O Brazil Journal conversou com Fabio Carvalho sobre jornalismo, o modelo de negócio da velha imprensa e o futuro da Abril.  
 
 
Abaixo, trechos da conversa:
 
DIGITAL FIRST
 
“Temos que encarar a realidade da migração do papel para o digital e dar prioridade a levar estas marcas — que ainda estão entre as mais relevantes do mercado editorial — para o digital. A Abril está atrás na curva da tecnologia, e precisa ficar à frente. Vamos fazer uma revisão completa na estrutura de custos e estratégia operacional, adequando o organograma, reorganizando os times e orientando o foco para esse objetivo.”  
 
 
10595 c19a88b7 63bc 7f0e 99f8 a874d4753d81“UMA GRANDE STARTUP”
 
“Em todos os processos de restruturação, há uma análise que é feita e refeita sobre os objetivos, a infraestrutura e o time que podem entregar o que a companhia precisa.  Tudo na companhia — não só as estruturas dos times e dos processos — será estudado, e então transformado ou ratificado. A gente encara isso como construir startups dentro da empresa.
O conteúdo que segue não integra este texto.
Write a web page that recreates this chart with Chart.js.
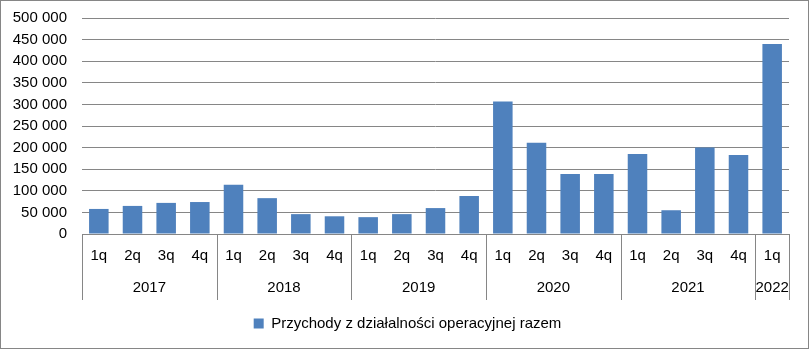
<!DOCTYPE html>
<html>
<head>
<meta charset="utf-8">
<title>Przychody z działalności operacyjnej razem</title>
<script src="https://cdn.jsdelivr.net/npm/chart.js@4/dist/chart.umd.min.js"></script>
<style>
    html, body { margin: 0; padding: 0; background: #FFFFFF; }
    #wrap { width: 809px; height: 349px; }
</style>
</head>
<body>
<div id="wrap"><canvas id="revenueChart" width="809" height="349"></canvas></div>
<script>

/* ==========================================
   DATA
========================================== */

const quarters = [
    "1q","2q","3q","4q",
    "1q","2q","3q","4q",
    "1q","2q","3q","4q",
    "1q","2q","3q","4q",
    "1q","2q","3q","4q",
    "1q"
];

const years = ["2017","2018","2019","2020","2021","2022"];

const yearSpans = [4, 4, 4, 4, 4, 1];

const revenue = [
    58000, 65000, 72000, 74000,
    114000, 83000, 46000, 41000,
    39000, 46000, 60000, 88000,
    307000, 211000, 139000, 139000,
    185000, 55000, 200000, 183000,
    440000
];

const seriesName = "Przychody z działalności operacyjnej razem";

const FONT = "'Liberation Sans', Arial, sans-serif";
const LINE = "#868686";

/* ==========================================
   HELPERS
========================================== */

function spaced(v) {
    return String(v).replace(/\B(?=(\d{3})+(?!\d))/g, " ");
}

// second row of the category axis: years with separators
const yearAxis = {

    id: "yearAxis",

    afterDraw(chart) {

        const x = chart.scales.x;
        const ctx = chart.ctx;
        const top = chart.chartArea.bottom;
        const half = (x.getPixelForValue(1) - x.getPixelForValue(0)) / 2;

        ctx.save();
        ctx.strokeStyle = LINE;
        ctx.lineWidth = 1;
        ctx.fillStyle = "#000000";
        ctx.font = "15px " + FONT;
        ctx.textAlign = "center";
        ctx.textBaseline = "middle";

        const sep = (px) => {
            const p = Math.round(px) + 0.5;
            ctx.beginPath();
            ctx.moveTo(p, top);
            ctx.lineTo(p, top + 66);
            ctx.stroke();
        };

        let start = 0;
        let right = 0;

        yearSpans.forEach((span, i) => {
            const left = x.getPixelForValue(start) - half;
            right = x.getPixelForValue(start + span - 1) + half;
            sep(left);
            ctx.fillText(years[i], (left + right) / 2, top + 54);
            start += span;
        });

        sep(right);
        ctx.restore();
    }
};

// nudge the legend so it sits centred on the whole frame
const legendShift = {

    id: "legendShift",

    afterLayout(chart) {
        const lg = chart.legend;
        if (!lg) return;
        lg.left += 13;
        lg.right += 13;
    }
};

// frame around the whole chart
const frame = {

    id: "frame",

    afterDraw(chart) {
        const ctx = chart.ctx;
        ctx.save();
        ctx.strokeStyle = LINE;
        ctx.lineWidth = 1;
        ctx.strokeRect(0.5, 0.5, chart.width - 1, chart.height - 1);
        ctx.restore();
    }
};

/* ==========================================
   CHART
========================================== */

Chart.defaults.font.family = FONT;
Chart.defaults.font.size = 15;
Chart.defaults.color = "#000000";

new Chart(document.getElementById("revenueChart"), {

    type: "bar",

    data: {

        labels: quarters,

        datasets: [{

            label: seriesName,

            data: revenue,

            backgroundColor: "#4F81BD",

            categoryPercentage: 1,

            barPercentage: 0.58

        }]

    },

    plugins: [yearAxis, legendShift, frame],

    options: {

        responsive: false,

        animation: false,

        layout: {
            padding: { left: 0, right: 20, top: 18, bottom: 8 }
        },

        plugins: {

            tooltip: { enabled: false },

            legend: {
                position: "bottom",
                labels: {
                    boxWidth: 10,
                    boxHeight: 10,
                    padding: 15,
                    color: "#000000",
                    font: { size: 15 }
                }
            }

        },

        scales: {

            x: {
                grid: { display: false, drawTicks: false },
                border: { display: true, color: LINE },
                ticks: { padding: 13, maxRotation: 0, autoSkip: false },
                afterFit(scale) { scale.height = 67; }
            },

            y: {
                min: 0,
                max: 500000,
                grid: { color: LINE, drawTicks: false },
                border: { display: false },
                ticks: {
                    stepSize: 50000,
                    padding: 15,
                    callback: (v) => spaced(v)
                },
                afterFit(scale) {
                    scale.width = 82;
                    scale.paddingTop = 0;
                    scale.paddingBottom = 0;
                }
            }

        }

    }

});

</script>
</body>
</html>
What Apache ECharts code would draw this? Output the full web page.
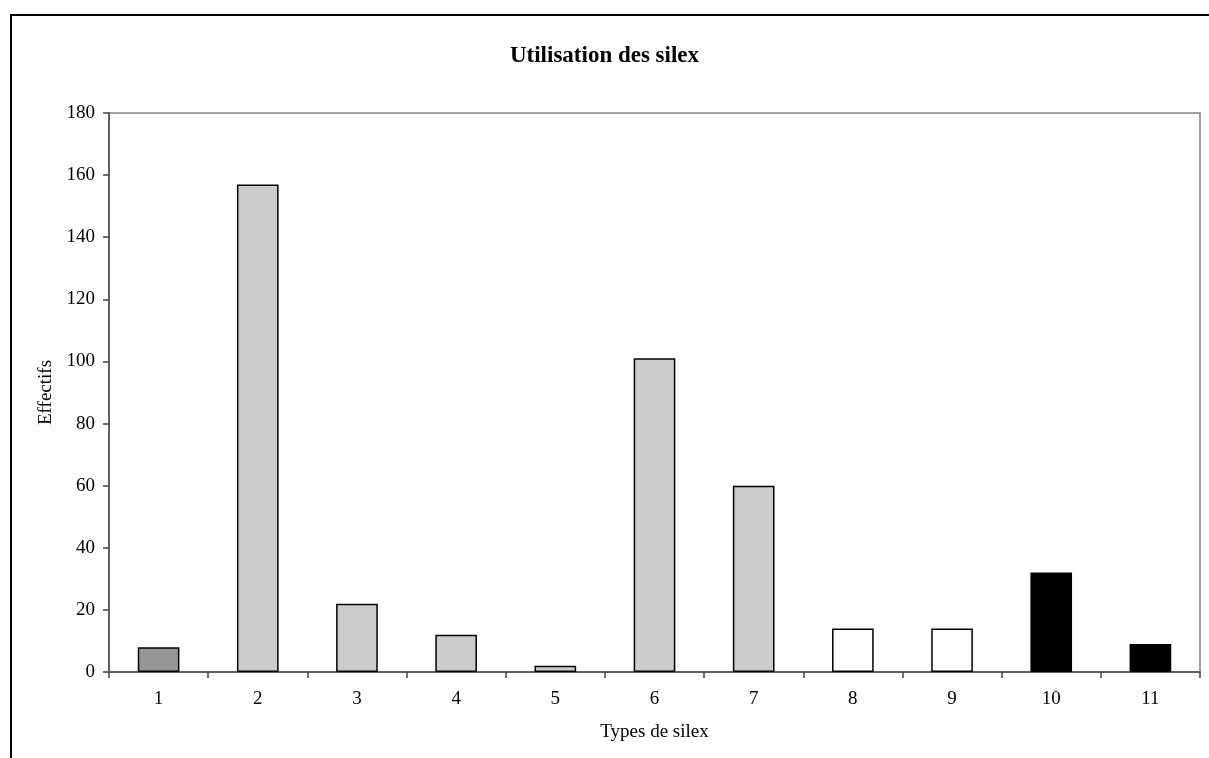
<!DOCTYPE html>
<html>
<head>
<meta charset="utf-8">
<script src="https://cdn.jsdelivr.net/npm/echarts@6/dist/echarts.min.js"></script>
<style>
html,body{margin:0;padding:0;background:#fff;}
#chart{width:1209px;height:758px;}
</style>
</head>
<body>
<div id="chart"></div>
<script>
const categories = ['1','2','3','4','5','6','7','8','9','10','11'];
const values = [8, 157, 22, 12, 2, 101, 60, 14, 14, 32, 9];
const barColors = ['#969696','#cccccc','#cccccc','#cccccc','#cccccc','#cccccc','#cccccc','#ffffff','#ffffff','#000000','#000000'];
const yTicks = [0, 20, 40, 60, 80, 100, 120, 140, 160, 180];

const chart = echarts.init(document.getElementById('chart'));
const font = 'Liberation Serif';
chart.setOption({
  animation: false,
  backgroundColor: '#ffffff',
  graphic: [{
    type: 'rect',
    shape: { x: 11, y: 15, width: 1210, height: 800 },
    style: { fill: 'none', stroke: '#000', lineWidth: 2 },
    silent: true
  }],
  title: {
    text: 'Utilisation des silex',
    left: 'center',
    top: 40,
    textStyle: { fontFamily: font, fontSize: 23, fontWeight: 'bold', color: '#000' }
  },
  grid: {
    left: 109, right: 9, top: 113, bottom: 86,
    show: true, borderColor: '#a0a0a0', borderWidth: 2, backgroundColor: 'transparent'
  },
  xAxis: {
    type: 'category',
    data: categories,
    name: 'Types de silex',
    nameLocation: 'middle',
    nameGap: 51,
    nameTextStyle: { fontFamily: font, fontSize: 19, color: '#000' },
    axisLine: { lineStyle: { color: '#606060', width: 2 } },
    axisTick: { show: true, length: 6, lineStyle: { color: '#404040', width: 1.5 } },
    axisLabel: { fontFamily: font, fontSize: 19, color: '#000', margin: 18 },
    splitLine: { show: false }
  },
  yAxis: {
    type: 'value',
    min: 0, max: 180, interval: 20,
    name: 'Effectifs',
    nameLocation: 'middle',
    nameGap: 53,
    nameTextStyle: { fontFamily: font, fontSize: 19, color: '#000' },
    axisLine: { show: true, lineStyle: { color: '#606060', width: 2 } },
    axisTick: { show: true, length: 6, lineStyle: { color: '#404040', width: 1.5 } },
    axisLabel: { fontFamily: font, fontSize: 19, color: '#000', margin: 14,
      formatter: v => yTicks.includes(v) ? String(v) : '' },
    splitLine: { show: false }
  },
  series: [{
    type: 'bar',
    barWidth: '42%',
    data: values.map((v, i) => ({
      value: v,
      itemStyle: { color: barColors[i], borderColor: '#000', borderWidth: 1.5 }
    }))
  }]
});
</script>
</body>
</html>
A partir dessa aquisição, a Abril passa a ser uma grande startup que fatura R$ 1,6 bi.  Tudo que ela herda de estratégias, processos, organograma, conceitos e filosofia vai passar por um filtro de ratificação ou transformação.”

MODELO DE NEGÓCIOS

“As redes sociais quebraram um dos elos da cadeia da comunicação. 
 
Antes, a produção do conteúdo e os próprios canais de distribuição pertenciam aos mesmos grupos, que eram poucos.  Agora, a disseminação está pulverizada, o que também fragmentou a produção do conteúdo, e esse ciclo se exponencializou.  Isso quebrou boa parte da velha imprensa.  Hoje existe uma superabundância de informação, e isso reduziu o valor do trabalho de qualidade que era feito pela velha imprensa.  
 
Não vamos lutar contra o futuro: as plataformas de distribuição do conteúdo já se provaram, cada uma delas com suas vantagens e seus problemas. Cabe aos grandes veículos usarem essas plataformas como especialistas.  Nós temos que ‘entender de internet’ em prol da comunicação, e não em seu detrimento.”

 
VOCÊ É O QUE VOCÊ LÊ

 
“A minha visão é de que essa percepção de queda na qualidade da imprensa afeta a sociedade como um todo.  Muito da conduta do ser humano é definida pela sua visão do mundo, e muito desta visão de mundo é definida pelo que ele lê.  A crise do mídia tradicional afeta a formação crítica das pessoas. O debate social perdeu qualidade em ritmo acelerado. Acabamos de ver uma eleição que mais parecia uma partida de futebol. Essa degradação do debate está acontecendo em várias partes do mundo, até com algumas ideologias que já haviam sido vencidas pela evolução social ensaiando nova popularidade…”

PAYWALL

“O jornalismo de alta qualidade custa para ser produzido e tem que ser monetizado, em parte, com o leitor pagando.  Isso não quer idzer que 100% do conteúdo tem que estar atrás do paywall. Existe espaço também para alguma liberdade de acesso e liberdade de compartilhamento que transcendam a barreira do pagamento até para você aumentar o engajamento do leitor interessado.  Existe uma sede por qualidade, e essa é a maior força em qualquer mercado: a demanda, o que o cliente quer.”  

FATO E OPINIÃO

“Todos os formatos de entrega da notícia são válidos; o que é central é a valorização do trabalho jornalístico.  A qualidade da notícia passa pelo bom preparo do jornalista, pelas boas condições de trabalho e por padrões éticos. Fatos tem que ser investigados e confirmados.  Opiniões tem que fundamentadas e identificadas como tal.  É uma volta ao básico. A essência do jornalismo — que deu à sociedade décadas preciosas de democracia — tem que ser valorizada acima de qualquer coisa. (…) O jornalismo de qualidade e a imprensa livre são essenciais para que a conversa democrática e civilizatória se desenvolva.”

ABRIL COM FOME

“Vamos dar absoluta prioridade a resolver essa situação, sobretudo a das pessoas que ganhavam menos. Muita gente talentosa ajudou a construir a Abril e hoje, infelizmente, não está mais na companhia.  Se nosso plano der certo, esperamos até poder contratar algumas dessas pessoas de volta, porque é graças a elas que a Abril sabe fazer revista.  Parte do nosso trabalho é evitar que haja um colapso completo, o que engrossaria a fila de quem perdeu emprego.”